====== Collected material

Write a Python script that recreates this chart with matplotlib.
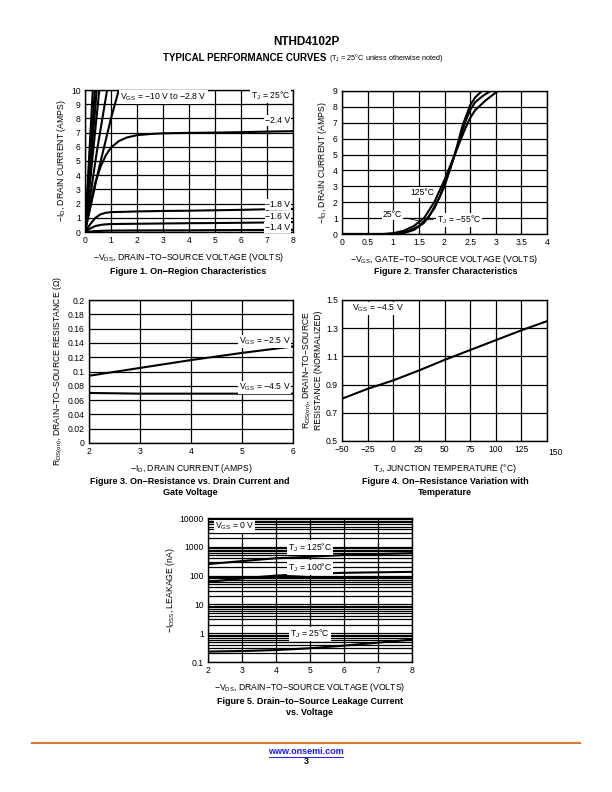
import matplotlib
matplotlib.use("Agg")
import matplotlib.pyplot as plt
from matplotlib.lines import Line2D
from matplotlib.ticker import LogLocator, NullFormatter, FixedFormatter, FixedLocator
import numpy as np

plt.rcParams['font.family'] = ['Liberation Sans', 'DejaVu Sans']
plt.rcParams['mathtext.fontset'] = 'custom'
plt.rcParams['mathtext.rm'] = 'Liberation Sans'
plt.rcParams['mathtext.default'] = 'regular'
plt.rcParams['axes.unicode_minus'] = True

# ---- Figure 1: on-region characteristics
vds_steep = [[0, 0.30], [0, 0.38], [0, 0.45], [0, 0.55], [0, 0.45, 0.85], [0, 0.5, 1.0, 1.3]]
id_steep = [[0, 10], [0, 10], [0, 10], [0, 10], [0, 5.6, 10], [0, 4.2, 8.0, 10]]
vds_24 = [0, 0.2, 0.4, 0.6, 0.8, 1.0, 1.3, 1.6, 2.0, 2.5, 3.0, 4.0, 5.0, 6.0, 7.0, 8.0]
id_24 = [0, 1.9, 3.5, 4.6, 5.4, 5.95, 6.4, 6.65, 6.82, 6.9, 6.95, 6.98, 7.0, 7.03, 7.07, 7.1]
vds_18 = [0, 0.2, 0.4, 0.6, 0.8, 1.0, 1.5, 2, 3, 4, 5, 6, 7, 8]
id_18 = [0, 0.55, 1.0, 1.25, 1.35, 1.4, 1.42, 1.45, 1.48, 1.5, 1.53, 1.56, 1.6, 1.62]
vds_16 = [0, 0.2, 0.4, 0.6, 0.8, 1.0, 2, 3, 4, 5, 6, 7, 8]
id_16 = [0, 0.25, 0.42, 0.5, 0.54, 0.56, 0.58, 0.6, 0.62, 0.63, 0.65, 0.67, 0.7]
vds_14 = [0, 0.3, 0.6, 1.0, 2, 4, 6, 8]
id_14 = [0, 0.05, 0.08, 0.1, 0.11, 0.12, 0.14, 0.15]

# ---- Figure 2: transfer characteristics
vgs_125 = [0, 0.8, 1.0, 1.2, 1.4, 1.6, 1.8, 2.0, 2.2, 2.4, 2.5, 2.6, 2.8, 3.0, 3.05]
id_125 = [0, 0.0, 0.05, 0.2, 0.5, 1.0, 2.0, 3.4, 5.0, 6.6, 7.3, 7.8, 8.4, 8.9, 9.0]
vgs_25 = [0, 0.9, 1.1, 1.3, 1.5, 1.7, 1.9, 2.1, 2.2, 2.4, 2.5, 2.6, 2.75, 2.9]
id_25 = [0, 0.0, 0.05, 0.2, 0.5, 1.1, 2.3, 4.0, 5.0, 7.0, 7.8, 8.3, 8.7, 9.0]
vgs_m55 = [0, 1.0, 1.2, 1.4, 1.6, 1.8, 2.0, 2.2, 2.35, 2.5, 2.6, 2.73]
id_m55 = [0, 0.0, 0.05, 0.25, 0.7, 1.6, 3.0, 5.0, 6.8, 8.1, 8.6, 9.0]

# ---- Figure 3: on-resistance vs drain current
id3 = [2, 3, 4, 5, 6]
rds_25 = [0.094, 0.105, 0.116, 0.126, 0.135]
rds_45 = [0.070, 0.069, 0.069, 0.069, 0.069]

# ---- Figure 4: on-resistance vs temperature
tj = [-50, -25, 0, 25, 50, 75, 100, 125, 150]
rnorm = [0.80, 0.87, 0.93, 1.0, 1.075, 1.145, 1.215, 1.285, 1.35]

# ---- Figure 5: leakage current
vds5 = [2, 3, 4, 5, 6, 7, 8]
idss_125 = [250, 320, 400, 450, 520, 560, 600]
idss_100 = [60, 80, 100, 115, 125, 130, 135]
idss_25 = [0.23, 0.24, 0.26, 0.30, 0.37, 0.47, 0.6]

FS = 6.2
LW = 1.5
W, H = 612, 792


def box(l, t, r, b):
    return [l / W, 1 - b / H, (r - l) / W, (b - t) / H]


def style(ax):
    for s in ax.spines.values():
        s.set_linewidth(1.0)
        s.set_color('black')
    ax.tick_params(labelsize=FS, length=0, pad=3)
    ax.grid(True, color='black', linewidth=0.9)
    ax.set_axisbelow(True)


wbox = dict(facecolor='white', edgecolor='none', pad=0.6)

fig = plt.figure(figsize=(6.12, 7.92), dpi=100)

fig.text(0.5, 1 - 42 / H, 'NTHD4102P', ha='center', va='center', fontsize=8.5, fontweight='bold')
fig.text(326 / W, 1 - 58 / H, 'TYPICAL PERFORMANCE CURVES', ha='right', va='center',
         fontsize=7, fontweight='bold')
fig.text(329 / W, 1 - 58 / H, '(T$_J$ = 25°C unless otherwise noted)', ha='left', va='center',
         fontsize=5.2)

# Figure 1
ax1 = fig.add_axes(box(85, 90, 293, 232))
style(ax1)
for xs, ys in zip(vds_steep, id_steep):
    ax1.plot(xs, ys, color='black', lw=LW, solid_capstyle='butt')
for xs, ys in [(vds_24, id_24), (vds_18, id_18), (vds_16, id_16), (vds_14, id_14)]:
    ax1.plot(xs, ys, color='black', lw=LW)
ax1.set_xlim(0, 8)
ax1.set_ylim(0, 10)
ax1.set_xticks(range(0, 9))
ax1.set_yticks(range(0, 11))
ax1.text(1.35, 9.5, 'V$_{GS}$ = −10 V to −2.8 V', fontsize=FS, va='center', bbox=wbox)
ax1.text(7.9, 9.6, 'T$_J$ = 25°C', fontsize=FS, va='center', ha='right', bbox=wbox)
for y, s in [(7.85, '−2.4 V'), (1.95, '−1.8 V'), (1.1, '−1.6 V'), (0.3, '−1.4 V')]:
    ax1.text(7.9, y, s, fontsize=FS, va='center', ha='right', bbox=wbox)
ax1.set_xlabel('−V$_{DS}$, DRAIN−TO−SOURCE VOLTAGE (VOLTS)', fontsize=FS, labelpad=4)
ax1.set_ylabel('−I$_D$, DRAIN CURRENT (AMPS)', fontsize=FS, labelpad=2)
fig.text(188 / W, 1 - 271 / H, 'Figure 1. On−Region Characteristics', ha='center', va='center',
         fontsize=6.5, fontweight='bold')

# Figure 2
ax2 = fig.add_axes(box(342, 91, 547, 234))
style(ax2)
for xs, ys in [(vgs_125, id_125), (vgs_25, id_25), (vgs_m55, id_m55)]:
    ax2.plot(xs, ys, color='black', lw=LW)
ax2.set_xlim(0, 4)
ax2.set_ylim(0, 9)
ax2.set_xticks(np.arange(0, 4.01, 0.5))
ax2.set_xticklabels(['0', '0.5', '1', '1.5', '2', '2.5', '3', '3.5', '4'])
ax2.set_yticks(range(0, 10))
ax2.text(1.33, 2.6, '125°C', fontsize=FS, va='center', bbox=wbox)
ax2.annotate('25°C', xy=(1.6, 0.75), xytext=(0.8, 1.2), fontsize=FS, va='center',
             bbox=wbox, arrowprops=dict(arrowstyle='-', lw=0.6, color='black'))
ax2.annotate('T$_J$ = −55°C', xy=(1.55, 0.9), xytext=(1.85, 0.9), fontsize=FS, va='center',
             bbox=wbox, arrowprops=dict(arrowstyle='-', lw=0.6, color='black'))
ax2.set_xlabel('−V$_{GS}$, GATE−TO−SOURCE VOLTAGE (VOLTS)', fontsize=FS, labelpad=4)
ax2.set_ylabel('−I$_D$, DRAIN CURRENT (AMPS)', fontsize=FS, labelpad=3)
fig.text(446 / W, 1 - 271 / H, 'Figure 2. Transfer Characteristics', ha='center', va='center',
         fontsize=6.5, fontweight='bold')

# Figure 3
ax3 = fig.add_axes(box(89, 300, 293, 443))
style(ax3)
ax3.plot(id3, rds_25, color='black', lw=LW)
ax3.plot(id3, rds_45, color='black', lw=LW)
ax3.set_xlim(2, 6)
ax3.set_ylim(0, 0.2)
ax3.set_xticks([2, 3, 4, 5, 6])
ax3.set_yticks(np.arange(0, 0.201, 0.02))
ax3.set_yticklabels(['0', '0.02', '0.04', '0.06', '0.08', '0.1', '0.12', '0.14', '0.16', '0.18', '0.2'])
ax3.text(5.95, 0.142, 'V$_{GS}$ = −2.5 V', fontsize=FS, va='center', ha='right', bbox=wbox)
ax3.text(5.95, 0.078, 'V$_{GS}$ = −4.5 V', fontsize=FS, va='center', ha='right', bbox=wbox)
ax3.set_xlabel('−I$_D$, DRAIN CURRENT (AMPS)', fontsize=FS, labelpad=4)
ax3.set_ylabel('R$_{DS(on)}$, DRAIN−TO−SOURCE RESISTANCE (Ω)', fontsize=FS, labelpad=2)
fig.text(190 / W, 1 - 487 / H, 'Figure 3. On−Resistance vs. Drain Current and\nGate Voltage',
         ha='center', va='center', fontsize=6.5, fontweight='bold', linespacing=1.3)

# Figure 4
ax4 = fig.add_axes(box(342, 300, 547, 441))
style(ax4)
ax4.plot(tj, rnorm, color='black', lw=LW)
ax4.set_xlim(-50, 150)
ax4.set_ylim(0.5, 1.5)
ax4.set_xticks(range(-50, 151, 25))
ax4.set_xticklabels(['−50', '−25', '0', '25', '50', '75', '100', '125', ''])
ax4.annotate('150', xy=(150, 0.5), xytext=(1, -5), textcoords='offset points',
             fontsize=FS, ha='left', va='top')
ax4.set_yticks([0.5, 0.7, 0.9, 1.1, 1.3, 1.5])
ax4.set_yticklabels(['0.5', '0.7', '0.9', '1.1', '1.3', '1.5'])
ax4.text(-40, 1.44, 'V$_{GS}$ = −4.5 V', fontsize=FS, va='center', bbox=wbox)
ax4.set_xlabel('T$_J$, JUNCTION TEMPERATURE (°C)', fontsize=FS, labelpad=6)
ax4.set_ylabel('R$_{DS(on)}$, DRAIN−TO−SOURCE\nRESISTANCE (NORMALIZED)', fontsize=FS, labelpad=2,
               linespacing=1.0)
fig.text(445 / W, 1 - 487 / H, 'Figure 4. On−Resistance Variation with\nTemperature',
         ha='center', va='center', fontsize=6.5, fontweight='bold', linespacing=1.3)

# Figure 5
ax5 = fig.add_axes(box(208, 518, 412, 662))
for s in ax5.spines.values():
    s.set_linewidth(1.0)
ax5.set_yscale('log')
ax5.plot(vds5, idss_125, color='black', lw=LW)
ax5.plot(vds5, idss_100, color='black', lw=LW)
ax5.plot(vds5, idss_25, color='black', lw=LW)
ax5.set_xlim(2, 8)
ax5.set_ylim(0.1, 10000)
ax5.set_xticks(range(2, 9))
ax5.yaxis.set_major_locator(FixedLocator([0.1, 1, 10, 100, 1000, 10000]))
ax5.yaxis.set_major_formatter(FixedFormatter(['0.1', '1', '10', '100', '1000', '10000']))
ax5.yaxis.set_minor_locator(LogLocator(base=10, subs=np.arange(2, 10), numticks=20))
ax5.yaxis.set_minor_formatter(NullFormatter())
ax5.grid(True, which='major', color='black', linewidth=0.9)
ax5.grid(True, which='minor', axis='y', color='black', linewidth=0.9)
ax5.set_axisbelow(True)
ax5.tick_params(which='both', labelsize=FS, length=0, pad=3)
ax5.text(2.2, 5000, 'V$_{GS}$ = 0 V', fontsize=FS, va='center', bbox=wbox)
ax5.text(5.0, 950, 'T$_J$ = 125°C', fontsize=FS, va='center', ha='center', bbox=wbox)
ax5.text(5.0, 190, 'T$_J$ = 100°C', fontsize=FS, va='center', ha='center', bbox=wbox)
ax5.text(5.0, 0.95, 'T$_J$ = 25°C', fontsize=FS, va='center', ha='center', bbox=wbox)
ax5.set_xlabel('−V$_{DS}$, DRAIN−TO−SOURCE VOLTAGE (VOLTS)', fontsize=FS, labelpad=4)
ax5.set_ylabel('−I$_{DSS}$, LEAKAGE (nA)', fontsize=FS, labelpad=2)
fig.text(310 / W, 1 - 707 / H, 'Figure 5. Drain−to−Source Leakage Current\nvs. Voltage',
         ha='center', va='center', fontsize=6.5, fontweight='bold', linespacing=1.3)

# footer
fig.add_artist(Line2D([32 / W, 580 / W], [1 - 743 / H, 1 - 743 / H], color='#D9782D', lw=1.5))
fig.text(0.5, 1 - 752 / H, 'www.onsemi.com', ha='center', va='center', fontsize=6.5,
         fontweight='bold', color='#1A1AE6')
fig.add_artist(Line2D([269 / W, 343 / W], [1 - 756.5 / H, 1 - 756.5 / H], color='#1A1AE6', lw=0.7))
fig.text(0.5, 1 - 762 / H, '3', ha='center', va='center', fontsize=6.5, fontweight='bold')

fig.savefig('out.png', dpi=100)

============

## Prompt
Your task is to return the lines above, from the first one up to and including the line containing "1.215, 1.285, 1.35]", minus any pictures.

## Answer to this problem
Write a Python script that recreates this chart with matplotlib.
import matplotlib
matplotlib.use("Agg")
import matplotlib.pyplot as plt
from matplotlib.lines import Line2D
from matplotlib.ticker import LogLocator, NullFormatter, FixedFormatter, FixedLocator
import numpy as np

plt.rcParams['font.family'] = ['Liberation Sans', 'DejaVu Sans']
plt.rcParams['mathtext.fontset'] = 'custom'
plt.rcParams['mathtext.rm'] = 'Liberation Sans'
plt.rcParams['mathtext.default'] = 'regular'
plt.rcParams['axes.unicode_minus'] = True

# ---- Figure 1: on-region characteristics
vds_steep = [[0, 0.30], [0, 0.38], [0, 0.45], [0, 0.55], [0, 0.45, 0.85], [0, 0.5, 1.0, 1.3]]
id_steep = [[0, 10], [0, 10], [0, 10], [0, 10], [0, 5.6, 10], [0, 4.2, 8.0, 10]]
vds_24 = [0, 0.2, 0.4, 0.6, 0.8, 1.0, 1.3, 1.6, 2.0, 2.5, 3.0, 4.0, 5.0, 6.0, 7.0, 8.0]
id_24 = [0, 1.9, 3.5, 4.6, 5.4, 5.95, 6.4, 6.65, 6.82, 6.9, 6.95, 6.98, 7.0, 7.03, 7.07, 7.1]
vds_18 = [0, 0.2, 0.4, 0.6, 0.8, 1.0, 1.5, 2, 3, 4, 5, 6, 7, 8]
id_18 = [0, 0.55, 1.0, 1.25, 1.35, 1.4, 1.42, 1.45, 1.48, 1.5, 1.53, 1.56, 1.6, 1.62]
vds_16 = [0, 0.2, 0.4, 0.6, 0.8, 1.0, 2, 3, 4, 5, 6, 7, 8]
id_16 = [0, 0.25, 0.42, 0.5, 0.54, 0.56, 0.58, 0.6, 0.62, 0.63, 0.65, 0.67, 0.7]
vds_14 = [0, 0.3, 0.6, 1.0, 2, 4, 6, 8]
id_14 = [0, 0.05, 0.08, 0.1, 0.11, 0.12, 0.14, 0.15]

# ---- Figure 2: transfer characteristics
vgs_125 = [0, 0.8, 1.0, 1.2, 1.4, 1.6, 1.8, 2.0, 2.2, 2.4, 2.5, 2.6, 2.8, 3.0, 3.05]
id_125 = [0, 0.0, 0.05, 0.2, 0.5, 1.0, 2.0, 3.4, 5.0, 6.6, 7.3, 7.8, 8.4, 8.9, 9.0]
vgs_25 = [0, 0.9, 1.1, 1.3, 1.5, 1.7, 1.9, 2.1, 2.2, 2.4, 2.5, 2.6, 2.75, 2.9]
id_25 = [0, 0.0, 0.05, 0.2, 0.5, 1.1, 2.3, 4.0, 5.0, 7.0, 7.8, 8.3, 8.7, 9.0]
vgs_m55 = [0, 1.0, 1.2, 1.4, 1.6, 1.8, 2.0, 2.2, 2.35, 2.5, 2.6, 2.73]
id_m55 = [0, 0.0, 0.05, 0.25, 0.7, 1.6, 3.0, 5.0, 6.8, 8.1, 8.6, 9.0]

# ---- Figure 3: on-resistance vs drain current
id3 = [2, 3, 4, 5, 6]
rds_25 = [0.094, 0.105, 0.116, 0.126, 0.135]
rds_45 = [0.070, 0.069, 0.069, 0.069, 0.069]

# ---- Figure 4: on-resistance vs temperature
tj = [-50, -25, 0, 25, 50, 75, 100, 125, 150]
rnorm = [0.80, 0.87, 0.93, 1.0, 1.075, 1.145, 1.215, 1.285, 1.35]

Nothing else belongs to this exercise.